The number of people in the age range 60-69 is: 114    
and their average insurance cost is: 21248.02 dollars.

The number of people in the age range 70-79 is: 0    
and their average insurance cost is: None dollars.

The number of people in the age range 81+ is: 0    
and their average insurance cost is: None dollars.



Now I will look at how individuals are spread out across the country and what the average cost paid in each region is.

In [61]:
locations = {
    'southwest':{},
    'southeast':{},
    'northeast':{},
    'northwest':{}
}

for id_num, info in insurance_dict.items():
    if info['region'] == 'southwest':
        locations['southwest'][id_num] = info
    elif info['region'] == 'southeast':
        locations['southeast'][id_num] = info
    elif info['region'] == 'northeast':
        locations['northeast'][id_num] = info
    elif info['region'] == 'northwest':
        locations['northwest'][id_num] = info
        

for location, ids in locations.items():
    location_count = len(ids.values())
    total_cost = 0
    for individual_stats in ids.values():
        total_cost += individual_stats['charges']
    if location_count != 0:
        avg_cost = round(total_cost/location_count, 2)
    else:
        avg_cost = None
    print(f"The number of people in the {location} is: {location_count}\
    \nand their average insurance cost is: {avg_cost} dollars.\n")
    

The number of people in the southwest is: 325    
and their average insurance cost is: 12346.94 dollars.
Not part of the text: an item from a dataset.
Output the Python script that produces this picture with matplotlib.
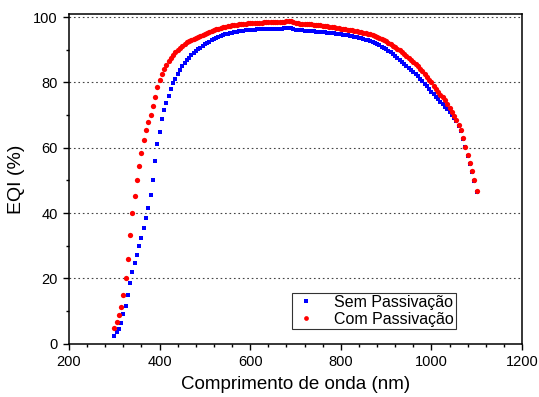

The number of people in the southeast is: 364    
and their average insurance cost is: 14735.41 dollars.

The number of people in the northeast is: 324    
and their average insurance cost is: 13406.38 dollars.

The number of people in the northwest is: 325    
and their average insurance cost is: 12417.58 dollars.



Now I will investigate the price difference between the average smoker and non-smoker.

In [62]:
smokers = {
    'smokers':{},
    'non-smokers':{}
}

for id_num, info in insurance_dict.items():
    if info['smoker'] == 'yes':
        smokers['smokers'][id_num] = info
    elif info['smoker'] == 'no':
        smokers['non-smokers'][id_num] = info
        
for status, ids in smokers.items():
    smoker_count = len(ids.values())
    total_cost = 0
    for individual_stats in ids.values():
        total_cost += individual_stats['charges']
    if smoker_count != 0:
        avg_cost = round(total_cost/smoker_count, 2)
    else:
        avg_cost = None
    print(f"The number of peopler who are {status} is: {smoker_count}\
    \nand their average insurance cost is: {avg_cost} dollars.\n")
    

The number of peopler who are smokers is: 274    
and their average insurance cost is: 32050.23 dollars.

The number of peopler who are non-smokers is: 1064    
and their average insurance cost is: 8434.27 dollars.



Finally, I will look into how costs compare for people with 0, 1, 2, or 3+ children.

In [66]:
children = {
    '0':{},
    '1':{},
    '2':{},
    '3+':{},
}

for id_num, info in insurance_dict.items():
    if info['children'] == 0:
        children['0'][id_num] = info
    elif info['children'] == 1:
        children['1'][id_num] = info
    elif info['children'] == 2:
        children['2'][id_num] = info
    elif info['children'] >= 3:
        children['3+'][id_num] = info
    
        
for kid_num, ids in children.items():
    household_count = len(ids.values())
    total_cost = 0
    for individual_stats in ids.values():
        total_cost += individual_stats['charges']
    if household_count != 0:
        avg_cost = round(total_cost/household_count, 2)
    else:
        avg_cost = None
    if kid_num == '1':
        print(f"The number of peopler who have {kid_num} child is: {household_count}\
        \nand their average insurance cost is: {avg_cost} dollars.\n")
    else:
        print(f"The number of peopler who have {kid_num} children is: {household_count}\
        \nand their average insurance cost is: {avg_cost} dollars.\n")

The number of peopler who have 0 children is: 574        
and their average insurance cost is: 12365.98 dollars.

The number of peopler who have 1 child is: 324        
and their average insurance cost is: 12731.17 dollars.

The number of peopler who have 2 children is: 240        
and their average insurance cost is: 15073.56 dollars.

The number of peopler who have 3+ children is: 200        
and their average insurance cost is: 14576.0 dollars.